CosineAnnealingMomentum¶
- class mmengine.optim.CosineAnnealingMomentum(optimizer, *args, **kwargs)[源代码]¶
Set the momentum of each parameter group using a cosine annealing schedule, where \(\eta_{max}\) is set to the initial value and \(T_{cur}\) is the number of epochs since the last restart in SGDR:
\[\begin{split}\begin{aligned} \eta_t & = \eta_{min} + \frac{1}{2}(\eta_{max} - \eta_{min})\left(1 + \cos\left(\frac{T_{cur}}{T_{max}}\pi\right)\right), & T_{cur} \neq (2k+1)T_{max}; \\ \eta_{t+1} & = \eta_{t} + \frac{1}{2}(\eta_{max} - \eta_{min}) \left(1 - \cos\left(\frac{1}{T_{max}}\pi\right)\right), & T_{cur} = (2k+1)T_{max}. \end{aligned}\end{split}\]Notice that because the schedule is defined recursively, the momentum can be simultaneously modified outside this scheduler by other operators. If the momentum is set solely by this scheduler, the momentum at each step becomes:
\[\eta_t = \eta_{min} + \frac{1}{2}(\eta_{max} - \eta_{min})\left(1 + \cos\left(\frac{T_{cur}}{T_{max}}\pi\right)\right)\]It has been proposed in SGDR: Stochastic Gradient Descent with Warm Restarts. Note that this only implements the cosine annealing part of SGDR, and not the restarts.
- 参数:
optimizer (Optimizer or OptimWrapper) – optimizer or Wrapped optimizer.

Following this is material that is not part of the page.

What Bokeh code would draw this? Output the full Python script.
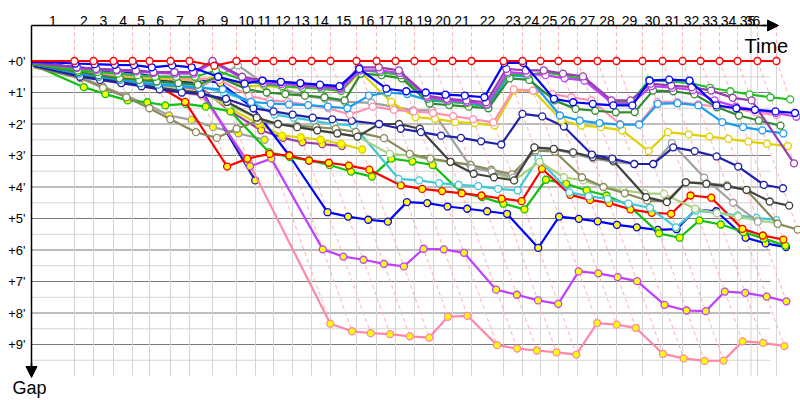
from bokeh.plotting import figure
from bokeh.models import Range1d, Arrow, NormalHead
from bokeh.core.properties import value
from bokeh.embed import file_html
from bokeh.resources import INLINE

N = None
# leader cumulative time (minutes) at the end of each lap, lap 0..36
lap_time = [0.00, 3.82, 5.51, 7.29, 8.98, 10.49, 12.36, 14.04, 16.09, 18.22, 19.91,
            21.51, 23.20, 24.89, 26.58, 28.89, 30.67, 32.36, 34.04, 35.73, 37.42,
            39.11, 41.96, 43.64, 45.24, 46.84, 48.53, 50.31, 52.00, 54.31, 56.09,
            57.87, 59.47, 61.16, 62.76, 64.53, 66.22]
lap_labels = [str(i) for i in range(1, 37)]
gap_ticks = list(range(0, 10))
gap_labels = ["+%d'" % g for g in gap_ticks]

# gap to leader (minutes) per lap, lap 0..36
red_w = [0.0] * 8 + [0.15] + [0.0] * 28
blue_w = [0.02,0.08,0.10,0.12,0.13,0.20,0.14,0.20,0.50,0.72,0.62,0.66,0.70,0.75,0.80,0.25,0.88,0.96,1.00,1.07,1.10,1.15,0.06,0.06,1.20,1.31,1.36,1.41,1.41,0.62,0.59,0.62,1.41,1.50,1.55,1.60,1.65]
purple_w = [0.05,0.20,0.25,0.28,0.30,0.35,0.35,0.35,0.00,0.50,0.62,0.67,0.72,0.78,0.85,0.20,0.20,0.30,1.10,1.20,1.25,1.31,0.25,0.30,0.30,0.40,0.49,1.25,1.25,0.72,0.78,0.83,0.94,1.17,1.25,3.25,N]
violet_w = [0.05,0.22,0.28,0.30,0.33,0.38,0.40,0.40,0.05,0.55,0.70,0.73,0.78,0.82,0.90,0.30,0.30,0.38,1.15,1.25,1.30,1.38,0.35,0.40,0.45,0.55,0.62,1.35,1.35,0.80,0.85,0.92,1.25,1.45,1.55,1.65,1.77]
green_w = [0.08,0.30,0.35,0.40,0.45,0.50,0.50,0.50,0.30,0.60,0.75,0.80,0.85,0.88,0.95,0.30,0.35,0.45,1.20,1.28,1.33,1.40,0.40,0.45,0.36,0.45,0.59,1.30,1.30,0.60,0.65,0.70,0.85,0.96,1.06,1.15,1.22]
dkgreen_w = [0.10,0.35,0.45,0.55,0.60,0.65,0.70,0.75,0.50,0.90,1.00,1.05,1.10,1.15,1.25,0.40,0.45,0.55,1.35,1.40,1.45,1.50,0.55,0.60,1.25,1.52,1.58,1.63,1.62,0.94,0.96,1.06,1.47,1.73,1.89,2.05,N]
dodger_w = [0.10,0.40,0.50,0.60,0.70,0.75,0.80,0.85,0.90,1.30,1.35,1.38,1.40,1.45,1.50,1.10,1.00,1.05,1.25,1.30,1.35,1.45,0.45,0.50,1.73,1.89,1.97,2.02,2.02,1.36,1.34,1.41,1.94,2.10,2.20,2.30,N]
pink_w = [0.10,0.35,0.40,0.45,0.50,0.50,0.55,0.55,0.60,1.10,1.25,1.30,1.40,1.50,1.70,1.45,1.55,1.60,1.65,1.75,1.85,1.95,0.90,0.94,1.05,1.15,1.25,2.00,2.00,1.30,1.30,1.38,1.45,1.52,1.63,1.72,N]
yellow_w = [0.10,0.30,0.40,0.50,0.55,0.55,0.60,0.60,0.50,0.80,0.80,0.82,0.85,0.88,0.95,0.35,1.30,1.78,1.84,1.94,1.97,2.05,0.94,0.94,1.89,2.05,2.10,2.20,2.86,2.26,2.33,2.40,2.47,2.56,2.63,2.70,N]
navy_w = [0.15,0.50,0.60,0.70,0.80,0.90,1.00,1.05,1.20,1.50,1.60,1.70,1.80,1.85,1.90,2.00,2.15,2.26,2.37,2.44,2.55,2.65,1.68,1.76,2.08,2.97,3.10,3.27,3.27,2.74,2.86,3.03,3.35,3.93,4.04,N,N]
dkgrey_w = [0.15,0.45,0.55,0.65,0.75,0.85,0.95,1.00,1.30,1.80,2.00,2.10,2.20,2.30,2.40,2.00,2.00,2.15,3.20,3.58,3.69,3.79,2.74,2.79,2.90,3.05,3.16,4.32,4.48,3.85,3.90,3.98,4.09,4.46,4.59,N,N]
grey_w = [0.10,0.45,0.55,0.65,0.70,0.75,0.80,0.85,0.50,0.14,0.70,0.90,1.10,1.20,1.30,1.33,1.45,1.57,1.57,3.40,3.50,3.70,2.75,2.80,2.95,3.10,3.20,3.27,3.27,2.61,3.70,4.50,5.10,N,N,N,N]
olive_w = [0.20,0.55,0.85,1.15,1.50,1.85,2.26,2.44,2.15,1.90,2.00,2.05,2.10,2.15,2.25,2.45,2.95,3.10,3.20,3.30,3.45,3.60,2.84,2.88,3.69,4.00,4.20,4.43,4.45,3.85,3.88,3.95,4.10,5.17,5.35,N,N]
ltgreen_w = [0.10,0.40,0.50,0.60,0.70,0.80,0.90,1.00,1.40,1.80,2.00,2.10,2.20,2.30,2.40,2.95,3.00,3.13,3.21,3.30,3.53,3.79,3.20,3.69,3.79,4.00,4.11,4.20,4.22,4.69,4.83,4.94,5.06,5.15,N,N,N]
cyan_w = [0.10,0.35,0.45,0.55,0.65,0.70,0.75,0.80,1.00,1.30,1.70,1.80,1.90,2.00,2.05,3.74,3.79,3.88,3.93,3.97,4.06,4.11,3.10,4.17,4.29,4.38,4.53,4.66,5.28,4.75,4.82,4.90,4.98,5.05,N,N,N]
red_y = [0.10,0.30,0.45,0.55,0.65,0.80,1.30,3.35,3.10,2.95,3.00,3.16,3.23,3.32,3.45,3.95,4.06,4.13,4.20,4.27,4.37,4.45,3.42,4.25,4.41,4.51,4.71,4.82,4.85,4.27,4.34,5.33,5.54,5.67,N,N,N]
green_y = [0.12,0.83,1.05,1.25,1.31,1.41,1.36,1.45,1.60,2.90,3.05,3.16,3.30,3.51,3.67,3.10,3.19,3.30,4.18,4.32,4.53,4.71,3.77,3.90,4.11,4.27,4.59,5.47,5.61,5.06,5.19,5.43,5.64,5.86,N,N,N]
blue_y = [0.05,0.20,0.25,0.30,0.40,0.50,0.50,0.55,0.70,1.50,3.00,4.80,4.94,5.04,5.10,4.48,4.51,4.62,4.69,4.77,4.85,5.93,4.94,5.01,5.09,5.20,5.28,5.36,5.34,4.72,4.77,5.61,5.79,5.91,N,N,N]
violet_y = [0.10,0.30,0.40,0.50,0.60,0.70,0.80,0.90,3.34,3.10,5.98,6.21,6.31,6.44,6.52,5.96,5.98,6.09,7.26,7.42,7.60,7.71,6.68,6.74,6.86,6.99,7.74,7.92,7.94,7.32,7.36,7.48,7.63,N,N,N,N]
pink_y = [0.15,0.50,0.60,0.70,0.80,0.90,1.00,1.10,3.20,8.34,8.58,8.64,8.67,8.74,8.78,8.12,8.09,9.02,9.13,9.19,9.25,9.32,8.32,8.37,8.47,9.30,9.44,9.52,9.51,8.90,8.95,9.05,N,N,N,N,N]
navy_y = [0.05,0.20,0.30,0.40,0.50,0.60,0.65,0.70,3.79] + [N] * 28
yellow_y = [0.10,0.35,0.50,0.60,0.70,0.80,0.85,0.90,1.50,2.00,2.37,2.42,2.50,2.63,2.81] + [N] * 22
purple_y = [0.10,0.40,0.50,0.60,0.65,0.70,0.75,0.80,1.60,2.20,2.44,2.58,2.64,2.70] + [N] * 23
grey_y = [0.15,0.50,0.80,1.10,1.40,1.73,1.87,2.10,2.30,2.50] + [N] * 27

# (gaps, line colour, marker fill) drawn bottom to top
series = [
    (grey_y, "#a0a0a0", "#ffff00"),
    (purple_y, "#9a3cb0", "#ffff00"),
    (yellow_y, "#e0d000", "#ffff00"),
    (navy_y, "#1c1ca8", "#ffff00"),
    (pink_y, "#ff88a8", "#ffff00"),
    (violet_y, "#c040ff", "#ffff00"),
    (blue_y, "#0000ff", "#ffff00"),
    (green_y, "#10c010", "#ffff00"),
    (red_y, "#ff0000", "#ffff00"),
    (cyan_w, "#40c8d8", "white"),
    (ltgreen_w, "#a8d080", "white"),
    (olive_w, "#8a8a5a", "white"),
    (grey_w, "#a0a0a0", "white"),
    (dkgrey_w, "#404040", "white"),
    (navy_w, "#2020a8", "white"),
    (yellow_w, "#e0d000", "white"),
    (pink_w, "#ff90b0", "white"),
    (dodger_w, "#1a9cf0", "white"),
    (dkgreen_w, "#2e8b2e", "white"),
    (green_w, "#20c020", "white"),
    (violet_w, "#c040ff", "white"),
    (purple_w, "#9a3cb0", "white"),
    (blue_w, "#0000ff", "white"),
    (red_w, "#ff0000", "white"),
]

# screen mapping: x px = 31 + 11.25*t, y px = 60.5 + 31.5*g
XS, X0, YS, Y0 = 11.25, 31.0, 31.5, 60.5
def tx(px):
    return (px - X0) / XS
def gy(py):
    return (py - Y0) / YS

W, H = 800, 400
p = figure(width=W, height=H, output_backend="svg", toolbar_location=None,
           x_range=Range1d(tx(0), tx(W)), y_range=Range1d(gy(H), gy(0)),
           x_axis_type=None, y_axis_type=None, min_border=0)
p.outline_line_color = None
p.grid.visible = False
p.background_fill_color = "white"

t_grid_end = tx(770)
g_bottom = gy(375)
g_axis = gy(25)

# horizontal grid
halfs = [i * 0.5 for i in range(1, 20)]
p.segment([0] * len(halfs), halfs, [t_grid_end] * len(halfs), halfs,
          line_color=["#7a7a7a" if h == int(h) else "#d4d4d4" for h in halfs], line_width=1)
# vertical lap grid
T = lap_time[1:]
p.segment(T, [0] * len(T), T, [g_bottom] * len(T), line_color="#d4d4d4", line_width=1)
p.segment([tx(750.5)], [g_axis], [tx(750.5)], [g_bottom], line_color="#d4d4d4", line_width=1)

# lap diagonals (constant race time) from leader down to the last car on that lap
gmax = []
for k in range(1, 37):
    vals = [s[0][k] for s in series if s[0][k] is not None]
    gmax.append(max(vals))
p.segment(T, [g_axis] * len(T), T, [0] * len(T), line_color="#ffb0b0", line_dash="4 3", line_width=1)
p.segment(T, [0] * len(T), [t + g for t, g in zip(T, gmax)], gmax,
          line_color="#ffb0b0", line_dash="4 3", line_width=1)

# series
for gaps, col, fill in series:
    xs = [lap_time[k] + g for k, g in enumerate(gaps) if g is not None]
    ys = [g for g in gaps if g is not None]
    p.line(xs, ys, line_color=col, line_width=2.2)
    p.scatter(xs[1:], ys[1:], size=7, fill_color=fill, line_color=col, line_width=1.3)

# axes
p.segment([0], [g_axis], [0], [gy(366)], line_color="black", line_width=1.5)
p.segment([0], [g_axis], [tx(766)], [g_axis], line_color="black", line_width=1.5)
p.add_layout(Arrow(end=NormalHead(size=11, fill_color="black", line_color="black"),
                   x_start=0, y_start=gy(362), x_end=0, y_end=gy(377), line_width=1.5))
p.add_layout(Arrow(end=NormalHead(size=11, fill_color="black", line_color="black"),
                   x_start=tx(762), y_start=g_axis, x_end=tx(778), y_end=g_axis, line_width=1.5))

# tick labels
p.text([tx(25)] * len(gap_ticks), gap_ticks, text=gap_labels, text_align="right",
       text_baseline="middle", text_font=value("Liberation Sans"), text_font_size="13px",
       text_color="black")
mids = [min((lap_time[k - 1] + lap_time[k]) / 2, tx(752)) for k in range(1, 37)]
p.text(mids, [gy(25.5)] * len(mids), text=lap_labels, text_align="center",
       text_baseline="bottom", text_font=value("Liberation Sans"), text_font_size="14px",
       text_color="black")
p.text([tx(744)], [gy(45)], text=["Time"], text_align="left", text_baseline="alphabetic",
       text_font=value("Liberation Sans"), text_font_size="20px", text_color="black")
p.text([tx(12)], [gy(387)], text=["Gap"], text_align="left", text_baseline="alphabetic",
       text_font=value("Liberation Sans"), text_font_size="18px", text_color="black")

open("out.html", "w").write(file_html(p, INLINE))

T_max (int) – Maximum number of iterations.
eta_min (float) – Minimum momentum value. Defaults to None.
begin (int) – Step at which to start updating the momentum. Defaults to 0.
end (int) – Step at which to stop updating the momentum. Defaults to INF.
last_step (int) – The index of last step. Used for resume without state dict. Defaults to -1.
by_epoch (bool) – Whether the scheduled momentum is updated by epochs. Defaults to True.
verbose (bool) – Whether to print the momentum for each update. Defaults to False.
eta_min_ratio (float, optional) – The ratio of the minimum parameter value to the base parameter value. Either eta_min or eta_min_ratio should be specified. Defaults to None. New in version 0.3.2.